I do have this IPhone, but Lindsay (and her sister Kelly) always give me gentle shit because I have 116,000 un-deleted emails (my baseball mates here on the site will probably attest to the amount of stupid industry spam and such we get), or I cannot figure out how to turn the horizontal view on the phone off.
But, Lindsay is my music mate in the family, and she has been on me to to get Spotify for over a year now, and this last Saturday, I kind of relented. That is, I downloaded the app, made an initial favorites list (The Who, The Kinks, Mick Ronson, Richard Thompson, Yo La Tengo, and Wilco) and streamed on my way to the golf course. Mind you, no money has exchanged hands as of yet, for I get the free service, with commercials.
My conundrum is I am not sure just how much to commit to Spotify.
For one thing, I really like listening to the radio. I love two stations–KTKE, and KEXP–both off the wall independent ones just like I love listening to baseball on the radio. It is something I grew up doing, and somehow the commercials (I can so hear Vin Scully talking up “Farmer John’s sausages”) don’t bother a lick within those contexts.
Another thing, though, is I started buying albums in 1963 (Surfin’ USA) and did so until the 70’s when 8-track, and cassettes burst onto the scene. In the end, though, the tapes were not reliable, so most of the stuff I bought on tape I wound up repurchasing on vinyl.
And, then came CDs, meaning now 25 years into their existence I have about 800 albums and 800 CDs, and probably 15% I cross own. For example, I think of the Beatles White Album.

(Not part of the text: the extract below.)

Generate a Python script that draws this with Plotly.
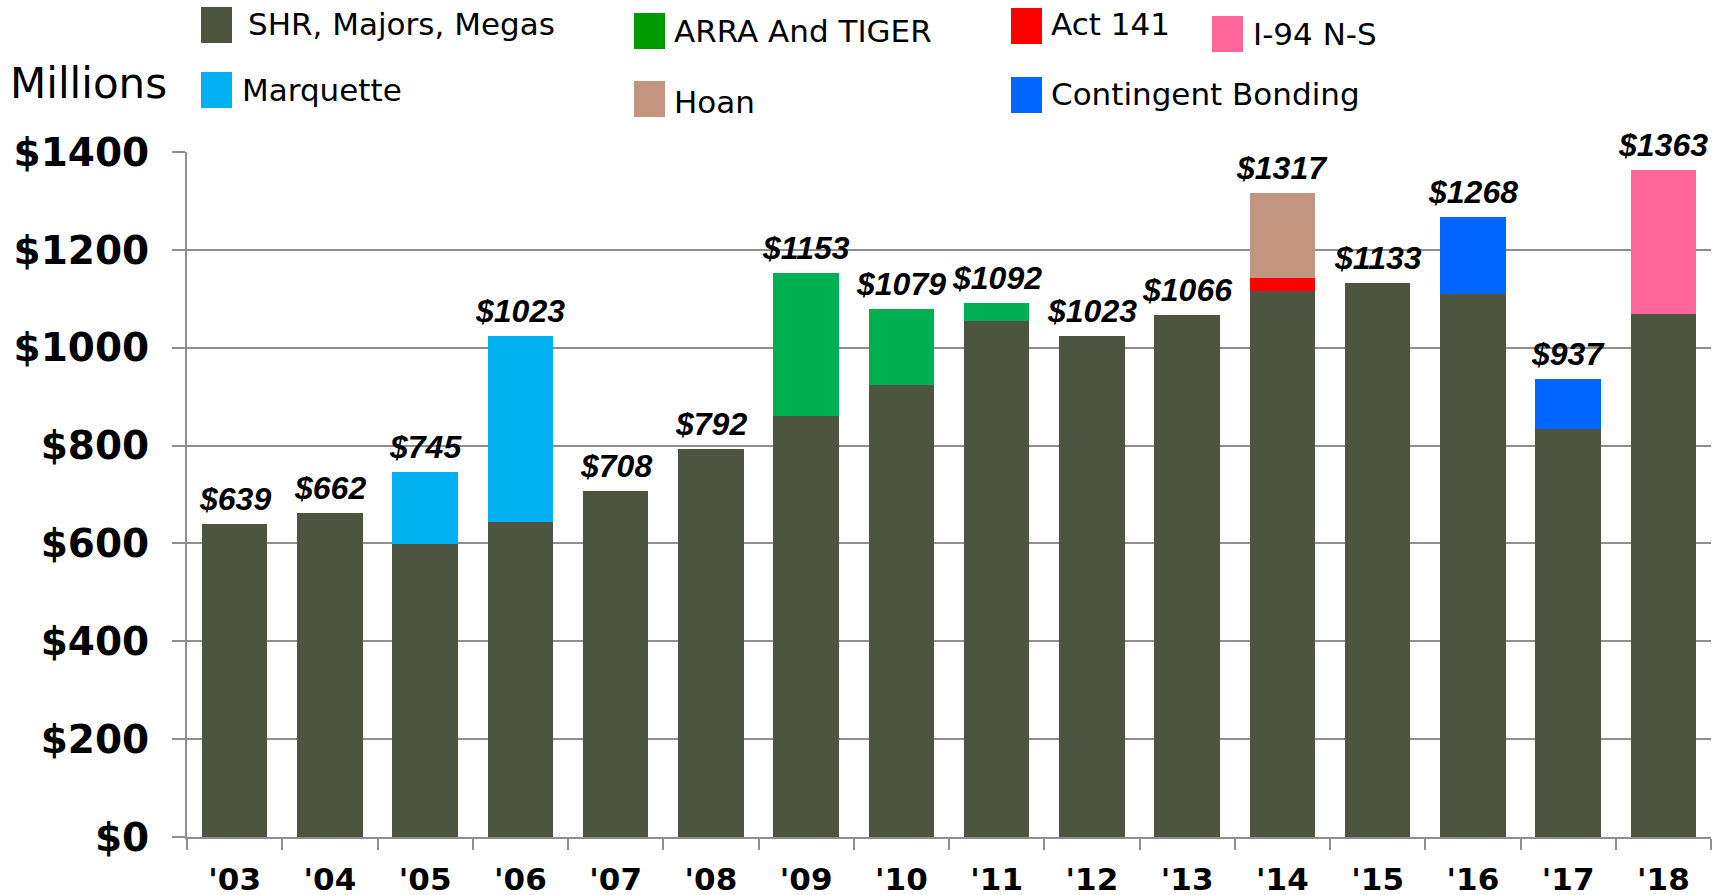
import plotly.graph_objects as go

years = ["'03", "'04", "'05", "'06", "'07", "'08", "'09", "'10",
         "'11", "'12", "'13", "'14", "'15", "'16", "'17", "'18"]
shr_majors_megas = [639, 662, 598, 643, 708, 792, 861, 924, 1054, 1023, 1066, 1116, 1133, 1109, 834, 1069]
marquette =        [0, 0, 147, 380, 0, 0, 0, 0, 0, 0, 0, 0, 0, 0, 0, 0]
arra_tiger =       [0, 0, 0, 0, 0, 0, 292, 155, 38, 0, 0, 0, 0, 0, 0, 0]
act_141 =          [0, 0, 0, 0, 0, 0, 0, 0, 0, 0, 0, 27, 0, 0, 0, 0]
hoan =             [0, 0, 0, 0, 0, 0, 0, 0, 0, 0, 0, 174, 0, 0, 0, 0]
contingent =       [0, 0, 0, 0, 0, 0, 0, 0, 0, 0, 0, 0, 0, 159, 103, 0]
i94_ns =           [0, 0, 0, 0, 0, 0, 0, 0, 0, 0, 0, 0, 0, 0, 0, 294]
y_ticks = [0, 200, 400, 600, 800, 1000, 1200, 1400]

series = [
    ("SHR, Majors, Megas", shr_majors_megas, "#4D5540"),
    ("Marquette", marquette, "#00B0F0"),
    ("ARRA And TIGER", arra_tiger, "#00B050"),
    ("Act 141", act_141, "#FF0000"),
    ("Hoan", hoan, "#C3957E"),
    ("Contingent Bonding", contingent, "#0066FF"),
    ("I-94 N-S", i94_ns, "#FF6699"),
]
totals = [sum(s[1][i] for s in series) for i in range(len(years))]

fig = go.Figure()
for name, vals, color in series:
    fig.add_trace(go.Bar(x=years, y=vals, name=name, marker=dict(color=color, line=dict(width=0)),
                         showlegend=False))

for yr, tot in zip(years, totals):
    fig.add_annotation(x=yr, y=tot, text=f"${tot}", showarrow=False, yanchor="bottom",
                       yshift=5, xref="x", yref="y",
                       font=dict(family="Liberation Sans, Arial", size=32, color="black",
                                 weight="bold", style="italic"))

# page body margin is removed (post_script), so the figure starts at the window corner
OFF = 0
FIG_W, FIG_H = 1723, 905
L, T = 187 - OFF, 152 - OFF          # plot area starts at window px (187, 152)
W, H = 1524, 685
R = FIG_W - L - W
B = FIG_H - T - H

def px(x):   # window pixel -> paper x
    return (x - OFF - L) / W
def py(y):   # window pixel -> paper y
    return (T + H - (y - OFF)) / H

legend_items = [
    ("SHR, Majors, Megas", "#4D5540", 201, 7, 246, 24),
    ("Marquette", "#00B0F0", 201, 72, 240, 90),
    ("ARRA And TIGER", "#009900", 634, 13, 672, 31),
    ("Hoan", "#C3957E", 634, 81, 672, 102),
    ("Act 141", "#FF0000", 1011, 8, 1049, 24),
    ("Contingent Bonding", "#0066FF", 1011, 77, 1049, 94),
    ("I-94 N-S", "#FF6699", 1212, 16, 1251, 34),
]
for text, color, sx, sy, tx, ty in legend_items:
    fig.add_shape(type="rect", xref="paper", yref="paper",
                  x0=px(sx), x1=px(sx + 31), y0=py(sy), y1=py(sy + 36),
                  fillcolor=color, line=dict(width=0))
    fig.add_annotation(xref="paper", yref="paper", x=px(tx), y=py(ty), text=text,
                       showarrow=False, xanchor="left", yanchor="middle",
                       font=dict(family="DejaVu Sans", size=31, color="black"))

fig.add_annotation(xref="paper", yref="paper", x=px(8), y=py(83), text="Millions",
                   showarrow=False, xanchor="left", yanchor="middle",
                   font=dict(family="DejaVu Sans", size=42, color="black"))

grid = "#8E8E8E"
fig.update_layout(
    barmode="stack",
    bargap=0.31,
    width=FIG_W, height=FIG_H,
    margin=dict(l=L, r=R, t=T, b=B, pad=0, autoexpand=False),
    plot_bgcolor="white", paper_bgcolor="white",
    xaxis=dict(type="category", showline=True, linecolor=grid, linewidth=2,
               ticks="outside", tickson="boundaries", ticklen=11, tickcolor=grid, tickwidth=2,
               tickfont=dict(family="DejaVu Sans", size=31, color="black", weight="bold"),
               ticklabelstandoff=14, showgrid=False, automargin=False),
    yaxis=dict(range=[0, 1400], tickvals=y_ticks, ticktext=[f"${v}" for v in y_ticks],
               showline=True, linecolor=grid, linewidth=2, showgrid=True, gridcolor=grid,
               gridwidth=2, ticks="outside", ticklen=13, tickcolor=grid, tickwidth=2,
               tickfont=dict(family="DejaVu Sans", size=39, color="black", weight="bold"),
               ticklabelstandoff=15, zeroline=False, automargin=False),
)

fig.write_html("out.html", config={"displayModeBar": False},
               post_script="document.body.style.margin='0';document.body.style.overflow='hidden';")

I bought that on regular vinyl when it came out, and then again in the late 70’s when re-issued on white vinyl. But, I also bought it on cassette so I could listen to my player on my headphones at night when I went to sleep. Needless to say, I also own the White Album on CD, meaning I have purchased the rights to listen to Dear Prudence no less than four times.
And, now, in order to stream the White Album on Spotify, I have to pay a fee to listen again?
OK, so you could say the music moguls saw me coming, and it is not that I am against streaming or using my IPhone as such.
My old IPhone 4 had 1300 songs on it from all over the map, and that made for some killer streaming, but when I upgraded to the IPhone 6, I lost three-fourths of what was on my playlist for one technical reason, or another (never that I had not purchased the rights: more like I am too lazy to put the album information in anywhere).
But, I also have TuneIn radio, and stream KTKE and KEXP so I can listen to what I want when I want.
Lindsay, however, says all this will be wrapped into one nifty package–sans commercials–and that we can share playlists and songs without having to burn anything.
OK, that sounds like fun, but, how long till I have to switch when something falls out of favor (Napster or MySpace, anyone)?
I probably will wind up subscribing just to make life easier, and well, I love the fact that in Lindsay I simply have someone in the family who loves music as much as I do, so this is a small price for sharing something so wondrous.
Also, though I am getting older, it is not like I don’t want to grow or change, or stay open. After all, when I returned to the golf links after a 40-year layoff, I played in high top cons for over six months. My friends all said I should get some cleats, but I waved that off as such an affectation.
“When the grass is wet,” I was cautioned, you will see.
Sure enough, one fall morning I hit a tee shot on a par 3 into one of the bunkers guarding the green. It had rained a little, and the bunker was muddy, and as I stepped in to get ready to make my shot, I slipped.
I was able to catch my balance, and did not fall, but my planted left hip and leg, which was anchored, got tweaked and bothered me for two weeks.
The next day I bought cleats, and when Diane asked me why, suddenly, I said “I am getting older. I understand at my age if you break your hip in public, they just shoot you in the head where you are and leave you there.”
As Elvis Costello said: “Don’t bury me cos I’m not dead yet.”